Trabajó en la Cámara de Diputados de la provincia de Buenos Aires. Según Ramón Tarruella, en su despacho en la Legislatura –“Un escritorio amplio, unos pisos de madera que siempre se mostraban brillosos, una silla alta y tapizada. La luz ingresaba por una ventana alta y rectangular que daba a la calle 51”– escribió su “Letanía a Jesús”, que comienza diciendo: “Jesús de Galilea / para mí no eres Dios; / eres solo una idea /de la que marcho en pos”.

También trabajó en la Dirección General de Estadísticas, y en el Correo. Todos sus cargos públicos fueron fugaces, no era un hombre fácil de arrear. Mayor continuidad tuvo su tarea como periodista, fundamentalmente en el diario El Pueblo.

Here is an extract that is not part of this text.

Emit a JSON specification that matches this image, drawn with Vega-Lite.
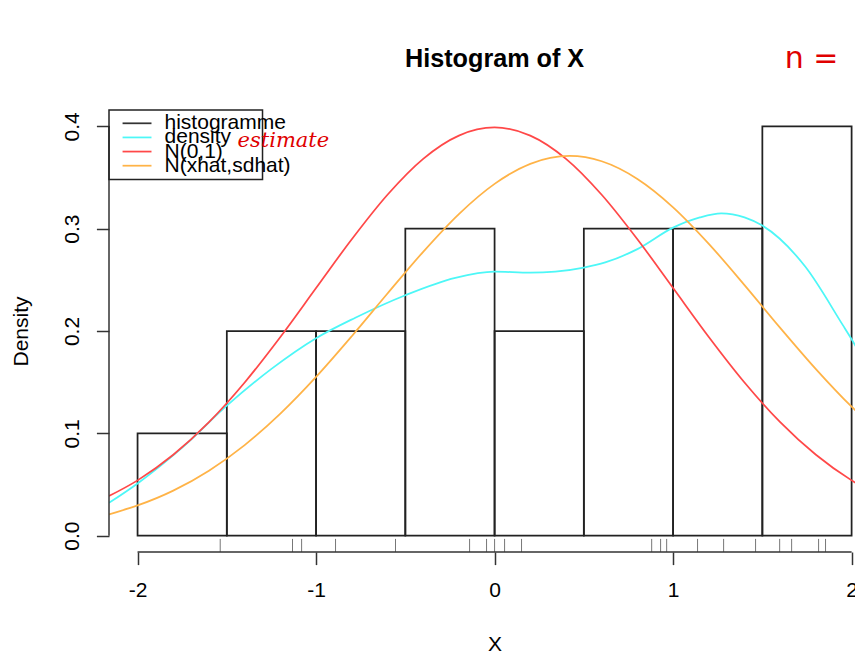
{
  "$schema": "https://vega.github.io/schema/vega-lite/v6.json",
  "width": 746,
  "height": 442,
  "autosize": {"type": "none"},
  "padding": {"left": 109, "top": 110, "right": 0, "bottom": 104},
  "background": "white",
  "config": {"view": {"stroke": null}, "font": "Liberation Sans"},
  "datasets": {
    "hist": [
      {"start": -2, "end": -1.5, "density": 0.1},
      {"start": -1.5, "end": -1, "density": 0.2},
      {"start": -1, "end": -0.5, "density": 0.2},
      {"start": -0.5, "end": 0, "density": 0.3},
      {"start": 0, "end": 0.5, "density": 0.2},
      {"start": 0.5, "end": 1, "density": 0.3},
      {"start": 1, "end": 1.5, "density": 0.3},
      {"start": 1.5, "end": 2, "density": 0.4}
    ],
    "rug": [
      {"x": -1.537}, {"x": -1.132}, {"x": -1.081}, {"x": -0.891}, {"x": -0.555},
      {"x": -0.14}, {"x": -0.045}, {"x": 0.0}, {"x": 0.056}, {"x": 0.151},
      {"x": 0.88}, {"x": 0.93}, {"x": 0.964}, {"x": 1.137}, {"x": 1.283},
      {"x": 1.462}, {"x": 1.597}, {"x": 1.664}, {"x": 1.815}, {"x": 1.854}
    ],
    "curves": [
      {"series": "density", "x": -2.16, "y": 0.032},
      {"series": "density", "x": -2.0, "y": 0.051},
      {"series": "density", "x": -1.75, "y": 0.086},
      {"series": "density", "x": -1.5, "y": 0.127},
      {"series": "density", "x": -1.25, "y": 0.163},
      {"series": "density", "x": -1.0, "y": 0.193},
      {"series": "density", "x": -0.78, "y": 0.213},
      {"series": "density", "x": -0.5, "y": 0.235},
      {"series": "density", "x": -0.22, "y": 0.252},
      {"series": "density", "x": 0.0, "y": 0.258},
      {"series": "density", "x": 0.2, "y": 0.257},
      {"series": "density", "x": 0.34, "y": 0.258},
      {"series": "density", "x": 0.5, "y": 0.262},
      {"series": "density", "x": 0.62, "y": 0.267},
      {"series": "density", "x": 0.8, "y": 0.28},
      {"series": "density", "x": 1.0, "y": 0.301},
      {"series": "density", "x": 1.15, "y": 0.311},
      {"series": "density", "x": 1.27, "y": 0.315},
      {"series": "density", "x": 1.4, "y": 0.311},
      {"series": "density", "x": 1.5, "y": 0.303},
      {"series": "density", "x": 1.74, "y": 0.263},
      {"series": "density", "x": 1.95, "y": 0.206},
      {"series": "density", "x": 2.0, "y": 0.192},
      {"series": "density", "x": 2.05, "y": 0.177},
      {"series": "N(0,1)", "x": -2.16, "y": 0.0387},
      {"series": "N(0,1)", "x": -2.0, "y": 0.054},
      {"series": "N(0,1)", "x": -1.8, "y": 0.079},
      {"series": "N(0,1)", "x": -1.6, "y": 0.1109},
      {"series": "N(0,1)", "x": -1.4, "y": 0.1497},
      {"series": "N(0,1)", "x": -1.2, "y": 0.1942},
      {"series": "N(0,1)", "x": -1.0, "y": 0.242},
      {"series": "N(0,1)", "x": -0.8, "y": 0.2897},
      {"series": "N(0,1)", "x": -0.6, "y": 0.3332},
      {"series": "N(0,1)", "x": -0.4, "y": 0.3683},
      {"series": "N(0,1)", "x": -0.2, "y": 0.391},
      {"series": "N(0,1)", "x": 0.0, "y": 0.3989},
      {"series": "N(0,1)", "x": 0.2, "y": 0.391},
      {"series": "N(0,1)", "x": 0.4, "y": 0.3683},
      {"series": "N(0,1)", "x": 0.6, "y": 0.3332},
      {"series": "N(0,1)", "x": 0.8, "y": 0.2897},
      {"series": "N(0,1)", "x": 1.0, "y": 0.242},
      {"series": "N(0,1)", "x": 1.2, "y": 0.1942},
      {"series": "N(0,1)", "x": 1.4, "y": 0.1497},
      {"series": "N(0,1)", "x": 1.6, "y": 0.1109},
      {"series": "N(0,1)", "x": 1.8, "y": 0.079},
      {"series": "N(0,1)", "x": 2.0, "y": 0.054},
      {"series": "N(0,1)", "x": 2.16, "y": 0.0387},
      {"series": "N(xhat,sdhat)", "x": -2.16, "y": 0.0208},
      {"series": "N(xhat,sdhat)", "x": -2.0, "y": 0.0295},
      {"series": "N(xhat,sdhat)", "x": -1.8, "y": 0.044},
      {"series": "N(xhat,sdhat)", "x": -1.6, "y": 0.0635},
      {"series": "N(xhat,sdhat)", "x": -1.4, "y": 0.0885},
      {"series": "N(xhat,sdhat)", "x": -1.2, "y": 0.1192},
      {"series": "N(xhat,sdhat)", "x": -1.0, "y": 0.1551},
      {"series": "N(xhat,sdhat)", "x": -0.8, "y": 0.1949},
      {"series": "N(xhat,sdhat)", "x": -0.6, "y": 0.2366},
      {"series": "N(xhat,sdhat)", "x": -0.4, "y": 0.2774},
      {"series": "N(xhat,sdhat)", "x": -0.2, "y": 0.3143},
      {"series": "N(xhat,sdhat)", "x": 0.0, "y": 0.3438},
      {"series": "N(xhat,sdhat)", "x": 0.2, "y": 0.3634},
      {"series": "N(xhat,sdhat)", "x": 0.42, "y": 0.3711},
      {"series": "N(xhat,sdhat)", "x": 0.6, "y": 0.3659},
      {"series": "N(xhat,sdhat)", "x": 0.8, "y": 0.3486},
      {"series": "N(xhat,sdhat)", "x": 1.0, "y": 0.3209},
      {"series": "N(xhat,sdhat)", "x": 1.2, "y": 0.2852},
      {"series": "N(xhat,sdhat)", "x": 1.4, "y": 0.2449},
      {"series": "N(xhat,sdhat)", "x": 1.6, "y": 0.2031},
      {"series": "N(xhat,sdhat)", "x": 1.8, "y": 0.1628},
      {"series": "N(xhat,sdhat)", "x": 2.0, "y": 0.126},
      {"series": "N(xhat,sdhat)", "x": 2.16, "y": 0.1001}
    ],
    "leg": [
      {"series": "histogramme"},
      {"series": "density"},
      {"series": "N(0,1)"},
      {"series": "N(xhat,sdhat)"}
    ],
    "one": [{}]
  },
  "layer": [
    {
      "layer": [
        {
          "data": {"name": "hist"},
          "mark": {"type": "rect", "fill": "transparent", "stroke": "#222", "strokeWidth": 1.75},
          "encoding": {
            "x": {
              "field": "start", "type": "quantitative",
              "scale": {"domain": [-2.16, 2.019], "nice": false, "zero": false},
              "axis": {
                "values": [-2, -1, 0, 1, 2], "labelExpr": "'' + datum.value",
                "domain": false, "grid": false,
                "tickSize": 12.6, "tickColor": "#333", "tickWidth": 1.5,
                "labelFontSize": 21, "labelColor": "#000", "labelPadding": 15,
                "title": "X", "titleFontSize": 21, "titleFontWeight": "normal", "titleColor": "#000",
                "titleX": 385.5, "titleY": 98, "titleBaseline": "alphabetic", "titleAlign": "center"
              }
            },
            "x2": {"field": "end"},
            "y": {
              "field": "density", "type": "quantitative",
              "scale": {"domain": [-0.016, 0.416], "nice": false, "zero": false},
              "axis": {
                "values": [0, 0.1, 0.2, 0.3, 0.4], "format": ".1f",
                "domain": false, "grid": false,
                "tickSize": 12.6, "tickColor": "#333", "tickWidth": 1.5,
                "labelAngle": 270, "labelAlign": "center", "labelBaseline": "alphabetic",
                "labelPadding": 18, "labelFontSize": 21, "labelColor": "#000",
                "title": "Density", "titleFontSize": 21, "titleFontWeight": "normal", "titleColor": "#000",
                "titleAngle": 270, "titleX": -82, "titleY": 221, "titleAlign": "center", "titleBaseline": "alphabetic"
              }
            },
            "y2": {"datum": 0}
          }
        },
        {
          "data": {"name": "rug"},
          "mark": {"type": "rule", "stroke": "#777", "strokeWidth": 1},
          "encoding": {
            "x": {"field": "x", "type": "quantitative"},
            "y": {"datum": -0.016},
            "y2": {"datum": -0.0032}
          }
        },
        {
          "data": {"name": "curves"},
          "mark": {"type": "line", "strokeWidth": 1.75, "clip": true, "interpolate": "monotone"},
          "encoding": {
            "x": {"field": "x", "type": "quantitative"},
            "y": {"field": "y", "type": "quantitative"},
            "color": {
              "field": "series", "type": "nominal",
              "scale": {
                "domain": ["histogramme", "density", "N(0,1)", "N(xhat,sdhat)"],
                "range": ["#333333", "#4DF7F7", "#FF4848", "#FFB347"]
              },
              "legend": null
            }
          }
        },
        {
          "data": {"name": "one"},
          "mark": {"type": "rule", "stroke": "#333", "strokeWidth": 1.5},
          "encoding": {"x": {"datum": -2}, "x2": {"datum": 2}, "y": {"datum": -0.016}}
        },
        {
          "data": {"name": "one"},
          "mark": {"type": "rule", "stroke": "#333", "strokeWidth": 1.5},
          "encoding": {"x": {"datum": -2.16}, "y": {"datum": 0}, "y2": {"datum": 0.4}}
        },
        {
          "data": {"name": "one"},
          "mark": {"type": "rect", "fill": "transparent", "stroke": "#222", "strokeWidth": 1.5},
          "encoding": {"x": {"datum": -2.16}, "x2": {"datum": -1.3}, "y": {"datum": 0.416}, "y2": {"datum": 0.348}}
        },
        {
          "data": {"name": "one"},
          "mark": {"type": "text", "text": "Histogram of X", "fontSize": 25.2, "fontWeight": "bold", "align": "center", "baseline": "alphabetic", "dy": -43, "color": "#000"},
          "encoding": {"x": {"datum": 0}, "y": {"datum": 0.416}}
        },
        {
          "data": {"name": "one"},
          "mark": {"type": "text", "text": "estimate", "fontSize": 21, "fontStyle": "italic", "font": "DejaVu Serif", "align": "left", "baseline": "middle", "color": "#E00000"},
          "encoding": {"x": {"datum": -1.44}, "y": {"datum": 0.386}}
        },
        {
          "data": {"name": "one"},
          "mark": {"type": "text", "text": "n =\u00a0\u00a0\u00a02", "fontSize": 30, "font": "DejaVu Sans", "align": "left", "baseline": "alphabetic", "dy": -42, "color": "#E00000"},
          "encoding": {"x": {"datum": 1.625}, "y": {"datum": 0.416}}
        }
      ]
    },
    {
      "data": {"name": "leg"},
      "layer": [
        {
          "mark": {"type": "rule", "strokeWidth": 1.75},
          "encoding": {
            "x": {"datum": -2.084},
            "x2": {"datum": -1.922},
            "y": {"field": "series", "type": "nominal", "scale": {"type": "point", "domain": ["histogramme", "density", "N(0,1)", "N(xhat,sdhat)"], "range": [13.3, 55.7], "padding": 0}, "axis": null},
            "color": {"field": "series", "type": "nominal", "legend": null}
          }
        },
        {
          "mark": {"type": "text", "align": "left", "baseline": "middle", "fontSize": 21, "color": "#000"},
          "encoding": {
            "x": {"datum": -1.849},
            "y": {"field": "series", "type": "nominal", "scale": {"type": "point", "domain": ["histogramme", "density", "N(0,1)", "N(xhat,sdhat)"], "range": [13.3, 55.7], "padding": 0}, "axis": null},
            "text": {"field": "series"}
          }
        }
      ]
    }
  ],
  "resolve": {"scale": {"y": "independent"}}
}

Vivió en una gran austeridad, “pobreza” podría decirse, si no fuera una palabra que se da de bruces con alguien que fue capaz de suscitar tantas riquezas a la vida. En el fondo de la propiedad aún se puede ver el horno de barro donde cocinaba el pan que compartía con los niños que iban a visitarlo, a algunos de los cuales les enseñó a leer: “Todo lo que yo sé y que pudiera serles útil lo desparramé sobre aquellas cabezas a plenas manos”.

Toda su vida se sintió parte de los humillados y ofendidos, defendió decididamente a los más humildes, “la chusma de mis amores”, decía con una expresión que prefigura a “mis queridos grasitas” de Eva Perón. El escritor Manuel Gálvez, en una semblanza de Almafuerte que escribió para la revista Caras y Caretas en 1933, dijo: “Daba sus sueldos y hasta su ropa y sus cobijas a los pobres. Una noche de invierno, cuando era maestro en una escuela de la provincia de Buenos Aires, había tenido que envolverse, para dormir, con la bandera argentina de la escuelita; y así lo encontraron a la mañana siguiente, aterido de frío...”.

Algunos lo acusaron de estar loco. Otros, como Rubén Darío, lo celebraron: “En efecto: dicen que es un hombre que huye de las exhibiciones, del trato de las gentes, de las mascaradas elegantes y de los círculos melosos. Que no ocupa un puesto digno de su talento, porque sufre la anquilosía moral que le impide inclinar el espinazo delante de nadie; que se ha aislado, enemigo de las hipocresías ciudadanas; que se ha dedicado al cultivo intelectual de los niños, es maestro de una escuela de tierra adentro; que es de carácter bravío y muy acerado; que adora sus ideales con un hondo fervor; que ama a los pobres y a los pequeños, y que tiene la fe de su fuerza y el orgullo viril de su talento. No hay duda: ¡loco, loco de remate!”.

Al final de su vida, el Congreso Nacional le otorgó una pensión vitalicia para que se pudiera dedicar de lleno a su actividad como poeta. Reconocimiento tardío: al poco tiempo, sumido en una profunda depresión, murió. Tenía 62 años.